Originally it was a part of patch set
"memcg: accounting for objects allocated by mkdir cgroup"
https://lore.kernel.org/all/0fe836b4-5c0f-0e32-d511-db816d359748@xxxxxxxxxx/

The patches have received approval from several developers,
however respected Michal Hocko pointed out that, if neccesary,
cgroups consumption can be restricted via cgroup.max.descendants
limit without additional accounting of allocated memory.
I still disagree with him, I think that memory limits works better,
but I could not give any new substantial arguments, so discussion
was stalled and patches was frozen in limbo until better times.

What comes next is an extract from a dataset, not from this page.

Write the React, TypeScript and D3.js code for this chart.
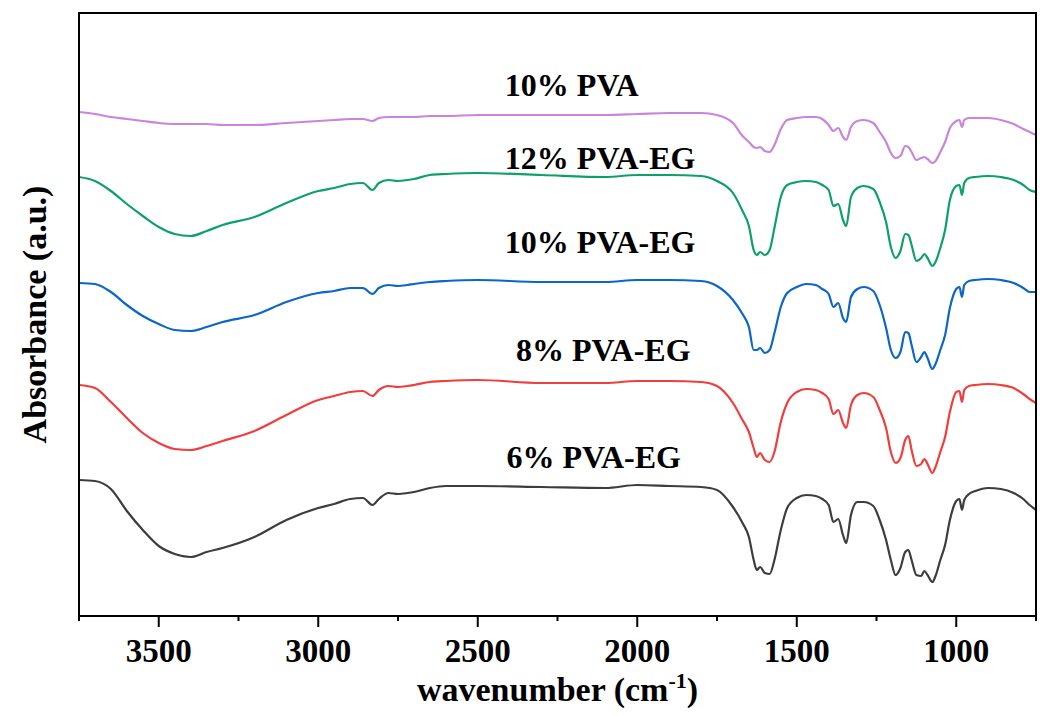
import React from "react";
import * as d3 from "d3";

// Wavenumber grid (cm^-1)
const wavenumbers = [
  3750, 3700, 3650, 3600, 3550, 3500, 3450, 3400, 3350, 3300,
  3200, 3100, 3000, 2950, 2900, 2860, 2830, 2810, 2780, 2750,
  2720, 2700, 2650, 2600, 2500, 2300, 2100, 2000, 1900, 1800,
  1750, 1700, 1670, 1650, 1635, 1625, 1615, 1600, 1585, 1570,
  1550, 1530, 1500, 1470, 1440, 1420, 1400, 1385, 1370, 1355,
  1345, 1330, 1310, 1290, 1260, 1240, 1220, 1205, 1190, 1175,
  1160, 1150, 1140, 1125, 1110, 1100, 1090, 1075, 1065, 1050,
  1035, 1020, 1000, 990, 982, 975, 960, 940, 900, 860,
  820, 790, 770, 750,
];

// Absorbance (a.u., stacked offsets)
const pva10 = [
  504, 502, 499, 497, 495, 493, 492, 492, 492, 491,
  491, 493, 495, 496, 497, 497, 495, 498, 499, 499,
  499, 499, 500, 500, 501, 501, 501, 502, 503, 503,
  501, 493, 480, 474, 469, 468, 469, 465, 464, 471,
  487, 496, 498, 499, 499, 497, 491, 485, 488, 479,
  476, 489, 495, 496, 493, 484, 474, 463, 458, 460,
  470, 469, 464, 456, 458, 459, 457, 453, 455, 464,
  474, 488, 495, 496, 489, 496, 498, 498, 498, 496,
  492, 487, 484, 481,
];
const pvaEg12 = [
  439, 435, 425, 412, 400, 389, 382, 380, 385, 391,
  399, 413, 425, 428, 432, 433, 426, 433, 436, 435,
  436, 437, 441, 442, 443, 441, 439, 441, 441, 440,
  435, 423, 405, 390, 366, 361, 364, 361, 366, 388,
  419, 431, 434, 435, 434, 431, 426, 410, 412, 396,
  390, 419, 428, 430, 427, 414, 394, 369, 358, 365,
  382, 381, 371, 355, 358, 362, 358, 350, 354, 368,
  386, 416, 430, 431, 421, 433, 438, 439, 440, 439,
  436, 431, 426, 424,
];
const pvaEg10 = [
  333, 332, 324, 311, 300, 292, 286, 285, 289, 294,
  301, 314, 323, 325, 328, 328, 322, 328, 331, 330,
  331, 332, 334, 335, 336, 334, 334, 336, 336, 335,
  330, 316, 302, 289, 266, 266, 268, 263, 266, 283,
  309, 323, 329, 332, 331, 327, 322, 309, 313, 298,
  294, 319, 327, 329, 325, 311, 288, 266, 258, 264,
  284, 283, 271, 254, 259, 264, 258, 247, 252, 266,
  281, 308, 327, 329, 319, 331, 335, 336, 337, 336,
  333, 328, 324, 324,
];
const pvaEg8 = [
  231, 228, 214, 198, 183, 173, 167, 166, 170, 175,
  185, 201, 216, 220, 224, 225, 220, 226, 230, 229,
  230, 231, 234, 235, 236, 233, 233, 235, 235, 234,
  230, 213, 196, 184, 168, 159, 163, 156, 154, 164,
  194, 213, 224, 227, 226, 223, 217, 202, 206, 193,
  188, 211, 221, 223, 219, 206, 188, 164, 153, 158,
  176, 180, 166, 150, 152, 157, 152, 143, 149, 164,
  179, 204, 224, 225, 214, 226, 230, 231, 232, 231,
  228, 222, 217, 213,
];
const pvaEg6 = [
  136, 135, 127, 105, 86, 70, 62, 59, 64, 68,
  79, 96, 108, 112, 117, 118, 111, 117, 123, 122,
  123, 124, 128, 130, 130, 129, 128, 131, 130, 129,
  126, 109, 93, 79, 56, 46, 49, 43, 42, 56,
  86, 108, 118, 121, 120, 117, 111, 94, 97, 81,
  73, 101, 114, 114, 110, 96, 76, 56, 41, 48,
  64, 66, 56, 41, 40, 45, 41, 34, 40, 56,
  71, 96, 115, 117, 106, 116, 122, 125, 128, 127,
  123, 117, 111, 106,
];

const seriesNames = ["10% PVA", "12% PVA-EG", "10% PVA-EG", "8% PVA-EG", "6% PVA-EG"];
const seriesValues = [pva10, pvaEg12, pvaEg10, pvaEg8, pvaEg6];
const seriesColors = ["#c985dc", "#0ea06a", "#0a66c8", "#f23d3d", "#3d3d3d"];

const xTicks = [3500, 3000, 2500, 2000, 1500, 1000];
const xMinorTicks = [3750, 3250, 2750, 2250, 1750, 1250, 750];

const W = 1040;
const H = 715;
const M = { left: 79, right: 4, top: 13, bottom: 99 };
const FONT = "'Liberation Serif', 'Times New Roman', serif";

export default function App() {
  const x = d3.scaleLinear().domain([3750, 750]).range([M.left, W - M.right]);
  const y = d3.scaleLinear().domain([0, 603]).range([H - M.bottom, M.top]);
  const line = d3
    .line<number>()
    .x((_, i) => x(wavenumbers[i]))
    .y((d) => y(d))
    .curve(d3.curveMonotoneX);

  const labelX = [2415, 2415, 2415, 2380, 2410];
  const labelY = [520, 447, 363, 255, 148];

  const bottom = H - M.bottom;
  return (
    <svg
      width={W}
      height={H}
      style={{ position: "absolute", left: 0, top: 0, background: "#fff" }}
      fontFamily={FONT}
    >
      <rect x={0} y={0} width={W} height={H} fill="#fff" />
      {seriesValues.map((vals, i) => (
        <path
          key={seriesNames[i]}
          d={line(vals) || ""}
          fill="none"
          stroke={seriesColors[i]}
          strokeWidth={2.2}
          strokeLinejoin="round"
        />
      ))}
      {seriesNames.map((n, i) => (
        <text
          key={n}
          x={x(labelX[i])}
          y={y(labelY[i])}
          fontSize={32}
          fontWeight="bold"
          fill="#000"
        >
          {n}
        </text>
      ))}
      <rect
        x={M.left}
        y={M.top}
        width={W - M.right - M.left}
        height={bottom - M.top}
        fill="none"
        stroke="#000"
        strokeWidth={2}
      />
      {xTicks.map((t) => (
        <g key={t}>
          <line x1={x(t)} x2={x(t)} y1={bottom} y2={bottom + 11} stroke="#000" strokeWidth={2} />
          <text
            x={x(t)}
            y={bottom + 46}
            textAnchor="middle"
            fontSize={33}
            fontWeight="bold"
            fill="#000"
          >
            {t}
          </text>
        </g>
      ))}
      {xMinorTicks.map((t) => (
        <line key={t} x1={x(t)} x2={x(t)} y1={bottom} y2={bottom + 5} stroke="#000" strokeWidth={2} />
      ))}
      <text
        x={(M.left + W - M.right) / 2}
        y={H - 14}
        textAnchor="middle"
        fontSize={34}
        fontWeight="bold"
        fill="#000"
      >
        wavenumber (cm
        <tspan dy={-13} fontSize={22}>-1</tspan>
        <tspan dy={13}>)</tspan>
      </text>
      <text
        transform={`translate(46, ${(M.top + bottom) / 2}) rotate(-90)`}
        textAnchor="middle"
        fontSize={34}
        fontWeight="bold"
        fill="#000"
      >
        Absorbance (a.u.)
      </text>
    </svg>
  );
}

However 3 of these patches affect not only cgroups, and I hope
to get help from kernfs maintainers.

Kernfs nodes are quite small kernel objects, however there are few
scenarios where it consumes significant piece of all allocated memory.
I am aware of the following cases, but I am sure there are many other
ones.

1) creating a new netdevice allocates ~50Kb of memory, where ~10Kb
was allocated for 80+ kernfs nodes.

2) cgroupv2 mkdir allocates ~60Kb of memory, ~10Kb of them are kernfs
structures.

3) Shakeel Butt reports that Google has workloads which create 100s
of subcontainers and they have observed high system overhead
without memcg accounting of kernfs.

My experimets with LXC conrainer on Fedora node show that
usually new kernfs node creates few other objects:

Allocs Alloc Allocation
number size
--------------------------------------------
1 + 128 (__kernfs_new_node+0x4d) kernfs node
1 + 88 (__kernfs_iattrs+0x57) kernfs iattrs
1 + 96 (simple_xattr_alloc+0x28) simple_xattr(*)
1 32 (simple_xattr_set+0x59)
1 8 (__kernfs_new_node+0x30)

'+' -- to be accounted

(*) simple_xattr in this scenaro was allocated directly during
kernfs creation for selinux label. Even here it consumes noticeable
part of newly allocated object.
However please keep in mind that xattr can be allocated later,
via setxattr system calls, its size is controlled by userspace
and can reach 64Kb per call. kernfs objects lives in memory,
so it is improtant to account it.

Originally the patches was splitted to simplify their rewiev,
however if required I can merge them together.

Vasily Averin (3):
memcg: enable accounting for kernfs nodes
memcg: enable accounting for kernfs iattrs
memcg: enable accounting for struct simple_xattr

fs/kernfs/mount.c | 6 ++++--
fs/xattr.c | 2 +-
2 files changed, 5 insertions(+), 3 deletions(-)

--
2.25.1